▶ **WORK INSTRUCTIONS**:
Skip the pictures, please, and write out exactly the lines from the opening of the data through the line containing "var ticksB = [0, 2, 4, 6, 8, 10, 12, 14, 16]".

# START OF STORED DATA

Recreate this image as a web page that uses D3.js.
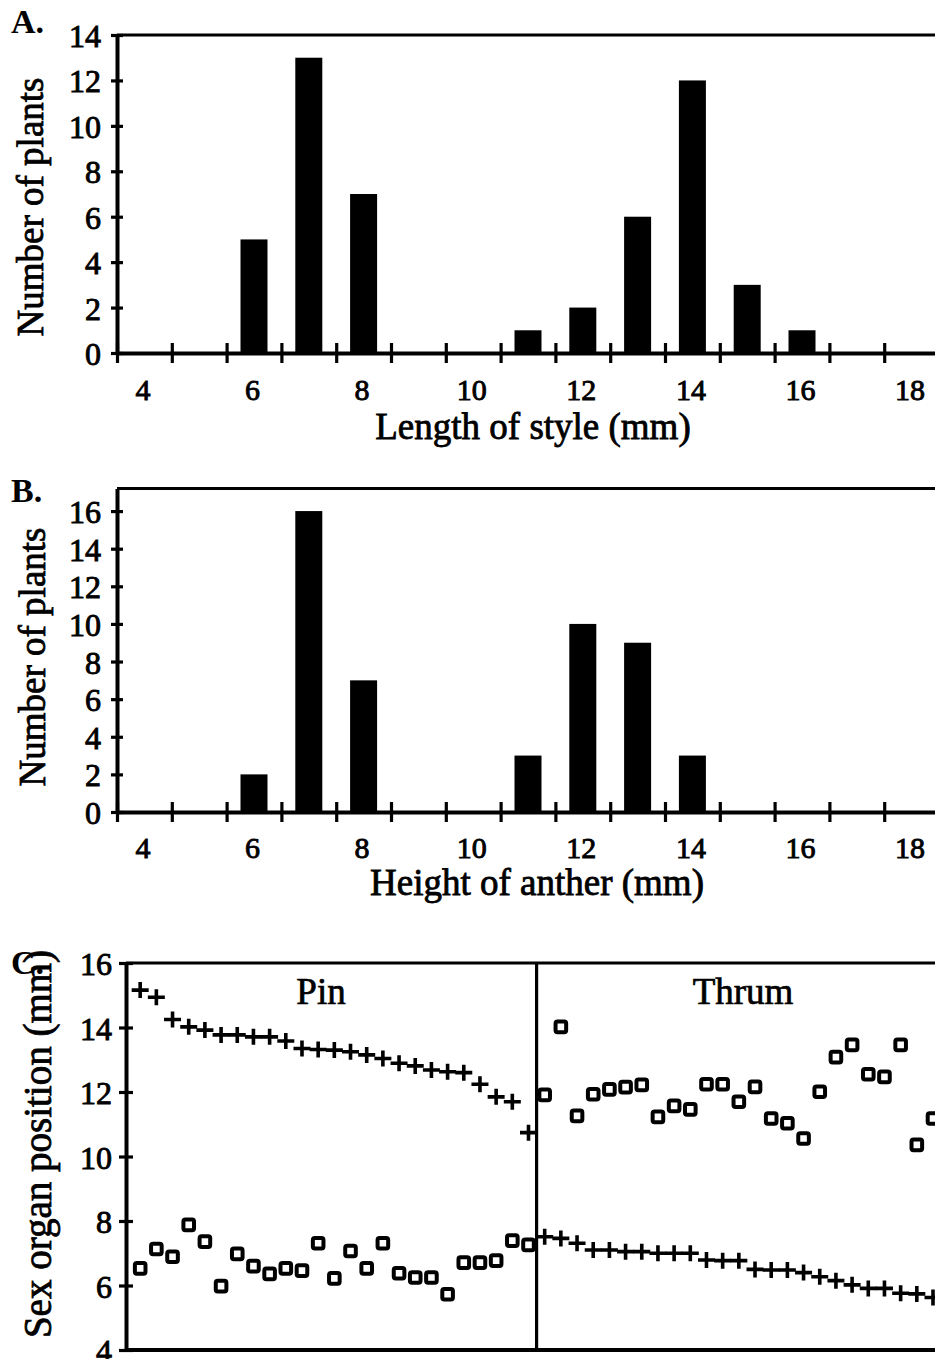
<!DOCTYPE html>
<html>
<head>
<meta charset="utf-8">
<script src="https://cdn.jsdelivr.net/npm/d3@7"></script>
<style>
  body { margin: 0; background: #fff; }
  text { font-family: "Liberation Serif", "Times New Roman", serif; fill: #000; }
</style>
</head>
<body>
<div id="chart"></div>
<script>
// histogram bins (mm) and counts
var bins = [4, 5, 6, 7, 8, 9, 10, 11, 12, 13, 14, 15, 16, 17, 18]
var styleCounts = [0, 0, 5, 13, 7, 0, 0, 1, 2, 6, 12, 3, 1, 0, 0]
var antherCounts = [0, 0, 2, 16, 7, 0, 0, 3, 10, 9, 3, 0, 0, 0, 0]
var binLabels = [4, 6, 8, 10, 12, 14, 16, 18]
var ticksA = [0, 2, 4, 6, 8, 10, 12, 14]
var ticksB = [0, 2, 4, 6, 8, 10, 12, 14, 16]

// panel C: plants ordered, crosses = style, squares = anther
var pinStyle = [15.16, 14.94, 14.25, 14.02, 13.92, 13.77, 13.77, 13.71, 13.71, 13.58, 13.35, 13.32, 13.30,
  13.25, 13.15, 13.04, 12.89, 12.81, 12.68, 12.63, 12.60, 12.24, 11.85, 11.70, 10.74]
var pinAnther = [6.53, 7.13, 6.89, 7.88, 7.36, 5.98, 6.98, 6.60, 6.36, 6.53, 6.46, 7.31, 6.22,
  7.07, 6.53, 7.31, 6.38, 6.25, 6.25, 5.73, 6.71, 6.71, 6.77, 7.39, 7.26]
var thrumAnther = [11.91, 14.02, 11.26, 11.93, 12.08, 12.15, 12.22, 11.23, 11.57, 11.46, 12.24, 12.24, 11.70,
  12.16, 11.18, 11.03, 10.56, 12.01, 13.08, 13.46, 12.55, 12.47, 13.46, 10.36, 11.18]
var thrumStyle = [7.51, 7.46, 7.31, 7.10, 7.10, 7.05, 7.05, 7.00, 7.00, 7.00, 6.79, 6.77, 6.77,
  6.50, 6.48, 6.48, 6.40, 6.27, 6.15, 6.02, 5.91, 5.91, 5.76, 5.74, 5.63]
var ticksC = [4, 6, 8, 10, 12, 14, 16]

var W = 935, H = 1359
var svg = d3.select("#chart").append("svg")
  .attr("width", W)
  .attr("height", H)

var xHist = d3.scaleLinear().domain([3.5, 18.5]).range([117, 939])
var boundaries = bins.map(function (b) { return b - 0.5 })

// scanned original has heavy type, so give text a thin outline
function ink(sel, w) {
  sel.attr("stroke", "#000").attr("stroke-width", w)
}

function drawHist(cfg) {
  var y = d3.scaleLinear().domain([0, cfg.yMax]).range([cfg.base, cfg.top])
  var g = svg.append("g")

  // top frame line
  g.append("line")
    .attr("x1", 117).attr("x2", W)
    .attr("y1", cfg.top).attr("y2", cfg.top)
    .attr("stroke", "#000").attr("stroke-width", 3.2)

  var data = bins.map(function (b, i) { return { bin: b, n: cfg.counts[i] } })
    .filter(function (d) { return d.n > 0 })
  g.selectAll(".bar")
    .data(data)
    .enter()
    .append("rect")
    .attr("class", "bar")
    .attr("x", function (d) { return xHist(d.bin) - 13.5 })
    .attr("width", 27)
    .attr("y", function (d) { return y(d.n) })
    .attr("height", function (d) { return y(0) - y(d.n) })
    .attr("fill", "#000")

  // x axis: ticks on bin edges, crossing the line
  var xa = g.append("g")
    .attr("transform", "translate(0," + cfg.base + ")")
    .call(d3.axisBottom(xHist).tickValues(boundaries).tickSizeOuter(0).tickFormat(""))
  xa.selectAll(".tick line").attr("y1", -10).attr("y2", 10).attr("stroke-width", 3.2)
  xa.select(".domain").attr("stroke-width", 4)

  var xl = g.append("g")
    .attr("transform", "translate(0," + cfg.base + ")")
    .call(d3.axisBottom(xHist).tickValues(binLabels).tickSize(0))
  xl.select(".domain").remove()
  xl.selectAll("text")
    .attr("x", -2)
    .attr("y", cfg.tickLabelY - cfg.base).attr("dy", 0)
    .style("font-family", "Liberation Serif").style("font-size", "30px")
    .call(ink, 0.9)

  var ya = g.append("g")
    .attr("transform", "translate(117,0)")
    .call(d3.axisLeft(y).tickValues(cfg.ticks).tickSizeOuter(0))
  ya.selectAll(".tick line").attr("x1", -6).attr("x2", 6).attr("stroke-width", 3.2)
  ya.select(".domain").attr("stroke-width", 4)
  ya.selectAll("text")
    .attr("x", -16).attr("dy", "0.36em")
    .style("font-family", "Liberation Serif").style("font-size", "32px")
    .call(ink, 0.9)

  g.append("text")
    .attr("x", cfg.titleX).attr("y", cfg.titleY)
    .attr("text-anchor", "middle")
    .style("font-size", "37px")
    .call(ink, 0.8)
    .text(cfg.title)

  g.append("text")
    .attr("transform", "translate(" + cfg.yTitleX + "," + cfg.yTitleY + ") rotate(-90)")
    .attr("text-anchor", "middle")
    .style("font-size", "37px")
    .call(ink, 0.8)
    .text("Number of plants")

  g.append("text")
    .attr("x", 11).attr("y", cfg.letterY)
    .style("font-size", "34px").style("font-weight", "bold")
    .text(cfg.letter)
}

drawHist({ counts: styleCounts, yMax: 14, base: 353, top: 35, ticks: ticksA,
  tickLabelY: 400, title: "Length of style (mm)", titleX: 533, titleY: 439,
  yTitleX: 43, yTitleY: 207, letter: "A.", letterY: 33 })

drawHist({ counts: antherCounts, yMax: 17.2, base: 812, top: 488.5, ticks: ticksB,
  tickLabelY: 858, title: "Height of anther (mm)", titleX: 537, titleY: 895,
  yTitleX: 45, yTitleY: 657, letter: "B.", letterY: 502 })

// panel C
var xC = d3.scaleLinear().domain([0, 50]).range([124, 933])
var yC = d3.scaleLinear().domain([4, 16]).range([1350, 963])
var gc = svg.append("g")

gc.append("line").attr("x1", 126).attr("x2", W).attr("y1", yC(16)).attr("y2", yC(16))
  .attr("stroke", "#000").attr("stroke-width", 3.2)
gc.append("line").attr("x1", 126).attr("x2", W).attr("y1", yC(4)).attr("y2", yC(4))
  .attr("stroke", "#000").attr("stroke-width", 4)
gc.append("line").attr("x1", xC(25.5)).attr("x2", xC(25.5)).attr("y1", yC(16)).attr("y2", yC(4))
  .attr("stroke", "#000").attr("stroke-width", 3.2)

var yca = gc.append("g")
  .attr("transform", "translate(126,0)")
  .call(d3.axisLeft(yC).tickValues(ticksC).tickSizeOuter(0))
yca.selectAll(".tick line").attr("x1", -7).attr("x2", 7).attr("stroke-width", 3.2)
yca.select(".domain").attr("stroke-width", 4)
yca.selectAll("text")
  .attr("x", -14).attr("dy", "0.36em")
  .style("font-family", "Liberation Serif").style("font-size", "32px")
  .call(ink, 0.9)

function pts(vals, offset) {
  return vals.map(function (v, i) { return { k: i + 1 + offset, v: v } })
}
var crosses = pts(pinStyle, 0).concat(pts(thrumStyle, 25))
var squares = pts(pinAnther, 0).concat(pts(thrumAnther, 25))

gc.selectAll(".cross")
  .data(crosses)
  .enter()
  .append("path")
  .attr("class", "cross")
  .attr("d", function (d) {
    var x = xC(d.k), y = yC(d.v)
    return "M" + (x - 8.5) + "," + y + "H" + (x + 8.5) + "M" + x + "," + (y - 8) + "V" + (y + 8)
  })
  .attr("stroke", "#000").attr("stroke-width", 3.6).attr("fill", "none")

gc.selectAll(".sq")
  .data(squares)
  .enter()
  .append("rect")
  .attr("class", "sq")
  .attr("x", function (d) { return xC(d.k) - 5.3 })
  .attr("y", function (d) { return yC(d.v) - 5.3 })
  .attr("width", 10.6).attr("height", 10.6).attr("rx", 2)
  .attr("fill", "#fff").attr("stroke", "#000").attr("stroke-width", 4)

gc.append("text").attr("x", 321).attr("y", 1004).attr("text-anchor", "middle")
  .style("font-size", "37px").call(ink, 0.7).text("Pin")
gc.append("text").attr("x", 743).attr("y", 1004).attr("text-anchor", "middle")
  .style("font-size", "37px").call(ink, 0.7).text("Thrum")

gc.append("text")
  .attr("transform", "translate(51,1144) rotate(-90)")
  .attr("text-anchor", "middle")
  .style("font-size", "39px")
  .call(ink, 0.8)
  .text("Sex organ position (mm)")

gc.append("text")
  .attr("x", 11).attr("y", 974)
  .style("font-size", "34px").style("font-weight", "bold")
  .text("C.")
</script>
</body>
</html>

# END OF STORED DATA

▶ **SOLUTION TO THIS TASK**:
Recreate this image as a web page that uses D3.js.
<!DOCTYPE html>
<html>
<head>
<meta charset="utf-8">
<script src="https://cdn.jsdelivr.net/npm/d3@7"></script>
<style>
  body { margin: 0; background: #fff; }
  text { font-family: "Liberation Serif", "Times New Roman", serif; fill: #000; }
</style>
</head>
<body>
<div id="chart"></div>
<script>
// histogram bins (mm) and counts
var bins = [4, 5, 6, 7, 8, 9, 10, 11, 12, 13, 14, 15, 16, 17, 18]
var styleCounts = [0, 0, 5, 13, 7, 0, 0, 1, 2, 6, 12, 3, 1, 0, 0]
var antherCounts = [0, 0, 2, 16, 7, 0, 0, 3, 10, 9, 3, 0, 0, 0, 0]
var binLabels = [4, 6, 8, 10, 12, 14, 16, 18]
var ticksA = [0, 2, 4, 6, 8, 10, 12, 14]
var ticksB = [0, 2, 4, 6, 8, 10, 12, 14, 16]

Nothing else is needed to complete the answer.